» **WHAT TO PRODUCE**
Can you set down, exactly as they appear below, the lines from the opening of the material through the one bearing "const panelFeature = [[], [], featureEdges, hybridFeatureEdges];", minus the pictures?

--- --- ---

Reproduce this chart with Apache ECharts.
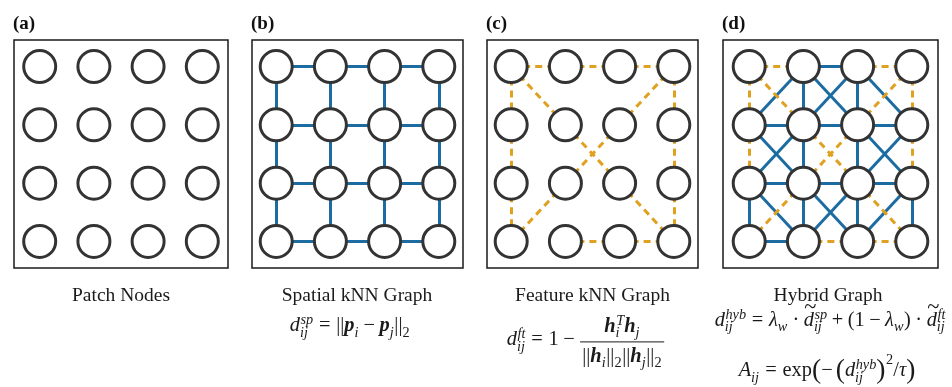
<!DOCTYPE html>
<html><head><meta charset="utf-8">
<script src="https://cdn.jsdelivr.net/npm/echarts@6/dist/echarts.min.js"></script>
<style>html,body{margin:0;padding:0;background:#fff}#chart{width:952px;height:387px}</style>
</head><body><div id="chart"></div>
<script>
// ---------------- data ----------------
const gridRows = [0, 1, 2, 3];
const gridCols = [0, 1, 2, 3];
const panelLabels = ['(a)', '(b)', '(c)', '(d)'];
const panelTitles = ['Patch Nodes', 'Spatial kNN Graph', 'Feature kNN Graph', 'Hybrid Graph'];
// edges: [row1, col1, row2, col2]
const spatialEdges = [
  [0,0,0,1],[0,1,0,2],[0,2,0,3],[1,0,1,1],[1,1,1,2],[1,2,1,3],
  [2,0,2,1],[2,1,2,2],[2,2,2,3],[3,0,3,1],[3,1,3,2],[3,2,3,3],
  [0,0,1,0],[1,0,2,0],[2,0,3,0],[0,1,1,1],[1,1,2,1],[2,1,3,1],
  [0,2,1,2],[1,2,2,2],[2,2,3,2],[0,3,1,3],[1,3,2,3],[2,3,3,3]
];
const featureEdges = [
  [0,0,0,1],[0,1,0,2],[0,2,0,3],
  [0,0,1,0],[1,0,2,0],[2,0,3,0],
  [0,3,1,3],[1,3,2,3],[2,3,3,3],
  [3,1,3,2],[3,2,3,3],
  [0,0,1,1],[1,1,2,2],[2,2,3,3],
  [0,3,1,2],[1,2,2,1],[2,1,3,0]
];
const hybridSpatialEdges = [
  [0,1,0,2],[1,0,1,1],[1,1,1,2],[1,2,1,3],[2,0,2,1],[2,1,2,2],[2,2,2,3],[3,0,3,1],
  [0,1,1,1],[0,2,1,2],[1,1,2,1],[1,2,2,2],[2,0,3,0],[2,1,3,1],[2,2,3,2],[2,3,3,3],
  [0,1,1,0],[0,1,1,2],[0,2,1,1],[0,2,1,3],[1,0,2,1],[1,1,2,0],[1,2,2,3],[1,3,2,2],
  [2,0,3,1],[2,1,3,2],[2,2,3,1],[2,3,3,2]
];
const hybridFeatureEdges = [
  [0,0,0,1],[0,2,0,3],[0,0,1,0],[1,0,2,0],[0,3,1,3],[1,3,2,3],[3,1,3,2],[3,2,3,3],
  [0,0,1,1],[1,1,2,2],[2,2,3,3],[0,3,1,2],[1,2,2,1],[2,1,3,0]
];
const panelSpatial = [[], spatialEdges, [], hybridSpatialEdges];
const panelFeature = [[], [], featureEdges, hybridFeatureEdges];

// ---------------- layout / style ----------------
const BLUE = '#1c6ca1', ORANGE = '#e0a020', NODE = '#333333';
const panels = [{left:14,width:214},{left:252,width:211},{left:487,width:211},{left:723,width:215}];
const TOP = 40, HEIGHT = 228, SPX = 54.2, SPY = 58.3;
const FF = '"Liberation Serif", "DejaVu Serif", serif';

const chart = echarts.init(document.getElementById('chart'), null, {renderer: 'canvas'});

const grids = [], xAxes = [], yAxes = [], series = [];
panels.forEach((p, i) => {
  grids.push({left: p.left, top: TOP, width: p.width, height: HEIGHT, show: true,
    borderColor: '#1a1a1a', borderWidth: 1.5, backgroundColor: 'transparent'});
  const hx = p.width / 2 / SPX, hy = HEIGHT / 2 / SPY;
  xAxes.push({gridIndex: i, type: 'value', min: 1.5 - hx, max: 1.5 + hx, show: false});
  yAxes.push({gridIndex: i, type: 'value', inverse: true, min: 1.5 - hy, max: 1.5 + hy, show: false});
  const toLines = edges => edges.map(e => ({coords: [[e[1], e[0]], [e[3], e[2]]]}));
  if (panelSpatial[i].length) series.push({
    type: 'lines', coordinateSystem: 'cartesian2d', xAxisIndex: i, yAxisIndex: i, z: 2, silent: true,
    data: toLines(panelSpatial[i]), lineStyle: {color: BLUE, width: 3, opacity: 1, type: 'solid'}
  });
  if (panelFeature[i].length) series.push({
    type: 'lines', coordinateSystem: 'cartesian2d', xAxisIndex: i, yAxisIndex: i, z: 3, silent: true,
    data: toLines(panelFeature[i]), lineStyle: {color: ORANGE, width: 3, opacity: 1, type: [7, 5]}
  });
  series.push({
    type: 'scatter', xAxisIndex: i, yAxisIndex: i, z: 5, silent: true, symbol: 'circle', symbolSize: 32,
    itemStyle: {color: '#fff', borderColor: NODE, borderWidth: 3, opacity: 1},
    data: gridRows.flatMap(r => gridCols.map(c => [c, r]))
  });
});

// ---------------- mini math text layout ----------------
const mctx = document.createElement('canvas').getContext('2d');
function fstr(st, s) { return (st.includes('i') ? 'italic ' : '') + (st.includes('b') ? 'bold ' : '') + s + 'px ' + FF; }
function mw(t, st, s) { mctx.font = fstr(st, s); return mctx.measureText(t).width; }
const SUPS = 0.7, SUPDY = -0.38, SUBDY = 0.23;

function width(tokens, S) {
  let w = 0;
  tokens.forEach(tk => {
    const k = tk[0];
    if (k === 't') w += mw(tk[1], tk[2], S * (tk[3] || 1));
    else if (k === 'sp') w += tk[1] * S;
    else if (k === 'ss') w += Math.max(mw(tk[1], tk[3] || 'i', S * SUPS), mw(tk[2], tk[4] || tk[3] || 'i', S * SUPS)) + 0.03 * S;
    else if (k === 'dt') w += mw('d', 'i', S);
    else if (k === 'frac') w += Math.max(width(tk[1], S), width(tk[2], S)) + 0.3 * S;
  });
  return w;
}
function txt(out, t, st, s, x, B) {
  out.push({type: 'text', x: x, y: B - 0.3375 * s, silent: true,
    style: {text: t, fontSize: s, fontFamily: FF, fontStyle: st.includes('i') ? 'italic' : 'normal',
      fontWeight: st.includes('b') ? 'bold' : 'normal', fill: '#1a1a1a', align: 'left', verticalAlign: 'middle', lineHeight: s}});
}
function render(tokens, x, B, S, out) {
  tokens.forEach(tk => {
    const k = tk[0];
    if (k === 't') {
      const s = S * (tk[3] || 1);
      txt(out, tk[1], tk[2], s, x, B + (tk[4] || 0) * S);
      x += mw(tk[1], tk[2], s);
    } else if (k === 'sp') x += tk[1] * S;
    else if (k === 'ss') {
      const s = S * SUPS, st1 = tk[3] || 'i', st2 = tk[4] || st1;
      const raise = tk[5] || 0;
      if (tk[1]) txt(out, tk[1], st1, s, x + 0.03 * S, B + (SUPDY - raise) * S);
      if (tk[2]) txt(out, tk[2], st2, s, x, B + SUBDY * S);
      x += Math.max(mw(tk[1], st1, s), mw(tk[2], st2, s)) + 0.03 * S;
    } else if (k === 'dt') {
      const dw = mw('d', 'i', S);
      txt(out, 'd', 'i', S, x, B);
      const tw = mw('~', 'n', S * 1.1);
      txt(out, '~', 'n', S * 1.1, x + dw / 2 - tw / 2 + 0.08 * S, B - 0.6 * S);
      x += dw;
    } else if (k === 'frac') {
      const wn = width(tk[1], S), wd = width(tk[2], S), W = Math.max(wn, wd) + 0.3 * S;
      const bar = B - 0.25 * S;
      render(tk[1], x + (W - wn) / 2, bar - 0.4 * S, S, out);
      render(tk[2], x + (W - wd) / 2, bar + 1.05 * S, S, out);
      out.push({type: 'line', silent: true, shape: {x1: x + 0.05 * S, y1: bar, x2: x + W - 0.05 * S, y2: bar},
        style: {stroke: '#1a1a1a', lineWidth: 1}});
      x += W;
    }
  });
  return x;
}
function formula(tokens, cx, B, S, out) { render(tokens, cx - width(tokens, S) / 2, B, S, out); }

const T = (t, st, sc, dy) => ['t', t, st || 'n', sc, dy];
const SP = e => ['sp', e];
const SS = (sup, sub, st1, st2, raise) => ['ss', sup, sub, st1, st2, raise];
const REL = t => [SP(0.28), T(t), SP(0.28)];
const BIN = t => [SP(0.22), T(t), SP(0.22)];

const fB = [T('d','i'), SS('sp','ij'), ...REL('='), T('||'), T('p','bi'), SS('','i'), ...BIN('−'),
  T('p','bi'), SS('','j'), T('||'), SS('','2','n','n')];
const fC = [T('d','i'), SS('ft','ij'), ...REL('='), T('1'), ...BIN('−'),
  ['frac',
    [T('h','bi'), SS('T','i'), T('h','bi'), SS('','j')],
    [T('||'), T('h','bi'), SS('','i'), T('||'), SS('','2','n','n'), T('||'), T('h','bi'), SS('','j'), T('||'), SS('','2','n','n')]]];
const fD1 = [T('d','i'), SS('hyb','ij'), ...REL('='), T('λ','i'), SS('','w'), ...BIN('·'), ['dt'], SS('sp','ij'),
  ...BIN('+'), T('('), T('1'), ...BIN('−'), T('λ','i'), SS('','w'), T(')'), ...BIN('·'), ['dt'], SS('ft','ij')];
const fD2 = [T('A','i'), SS('','ij'), ...REL('='), T('exp'), T('(', 'n', 1.35, 0.08), T('−'), SP(0.15),
  T('(', 'n', 1.35, 0.08), T('d','i'), SS('hyb','ij'), T(')', 'n', 1.35, 0.08), SS('2','','n','n',0.25),
  T('/'), T('τ','i'), T(')', 'n', 1.35, 0.08)];

const graphics = [];
const titleX = [121, 357, 592.5, 828];
panels.forEach((p, i) => {
  graphics.push({type: 'text', x: p.left - 1, y: 24, silent: true,
    style: {text: panelLabels[i], fontSize: 19, fontFamily: FF, fontWeight: 'bold', fill: '#111', align: 'left', verticalAlign: 'middle'}});
  graphics.push({type: 'text', x: titleX[i], y: 302.5 - 0.3375 * 19.5, silent: true,
    style: {text: panelTitles[i], fontSize: 19.5, fontFamily: FF, fill: '#1a1a1a', align: 'center', verticalAlign: 'middle', lineHeight: 19.5}});
});
formula(fB, 350, 333, 20.4, graphics);
formula(fC, 586, 347, 20.4, graphics);
formula(fD1, 830, 327.5, 20.4, graphics);
formula(fD2, 827, 378, 20.4, graphics);

chart.setOption({
  animation: false,
  grid: grids, xAxis: xAxes, yAxis: yAxes, series: series,
  graphic: {elements: graphics}
});
</script>
</body></html>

--- --- ---

» **WRITTEN SOLUTION**
Reproduce this chart with Apache ECharts.
<!DOCTYPE html>
<html><head><meta charset="utf-8">
<script src="https://cdn.jsdelivr.net/npm/echarts@6/dist/echarts.min.js"></script>
<style>html,body{margin:0;padding:0;background:#fff}#chart{width:952px;height:387px}</style>
</head><body><div id="chart"></div>
<script>
// ---------------- data ----------------
const gridRows = [0, 1, 2, 3];
const gridCols = [0, 1, 2, 3];
const panelLabels = ['(a)', '(b)', '(c)', '(d)'];
const panelTitles = ['Patch Nodes', 'Spatial kNN Graph', 'Feature kNN Graph', 'Hybrid Graph'];
// edges: [row1, col1, row2, col2]
const spatialEdges = [
  [0,0,0,1],[0,1,0,2],[0,2,0,3],[1,0,1,1],[1,1,1,2],[1,2,1,3],
  [2,0,2,1],[2,1,2,2],[2,2,2,3],[3,0,3,1],[3,1,3,2],[3,2,3,3],
  [0,0,1,0],[1,0,2,0],[2,0,3,0],[0,1,1,1],[1,1,2,1],[2,1,3,1],
  [0,2,1,2],[1,2,2,2],[2,2,3,2],[0,3,1,3],[1,3,2,3],[2,3,3,3]
];
const featureEdges = [
  [0,0,0,1],[0,1,0,2],[0,2,0,3],
  [0,0,1,0],[1,0,2,0],[2,0,3,0],
  [0,3,1,3],[1,3,2,3],[2,3,3,3],
  [3,1,3,2],[3,2,3,3],
  [0,0,1,1],[1,1,2,2],[2,2,3,3],
  [0,3,1,2],[1,2,2,1],[2,1,3,0]
];
const hybridSpatialEdges = [
  [0,1,0,2],[1,0,1,1],[1,1,1,2],[1,2,1,3],[2,0,2,1],[2,1,2,2],[2,2,2,3],[3,0,3,1],
  [0,1,1,1],[0,2,1,2],[1,1,2,1],[1,2,2,2],[2,0,3,0],[2,1,3,1],[2,2,3,2],[2,3,3,3],
  [0,1,1,0],[0,1,1,2],[0,2,1,1],[0,2,1,3],[1,0,2,1],[1,1,2,0],[1,2,2,3],[1,3,2,2],
  [2,0,3,1],[2,1,3,2],[2,2,3,1],[2,3,3,2]
];
const hybridFeatureEdges = [
  [0,0,0,1],[0,2,0,3],[0,0,1,0],[1,0,2,0],[0,3,1,3],[1,3,2,3],[3,1,3,2],[3,2,3,3],
  [0,0,1,1],[1,1,2,2],[2,2,3,3],[0,3,1,2],[1,2,2,1],[2,1,3,0]
];
const panelSpatial = [[], spatialEdges, [], hybridSpatialEdges];
const panelFeature = [[], [], featureEdges, hybridFeatureEdges];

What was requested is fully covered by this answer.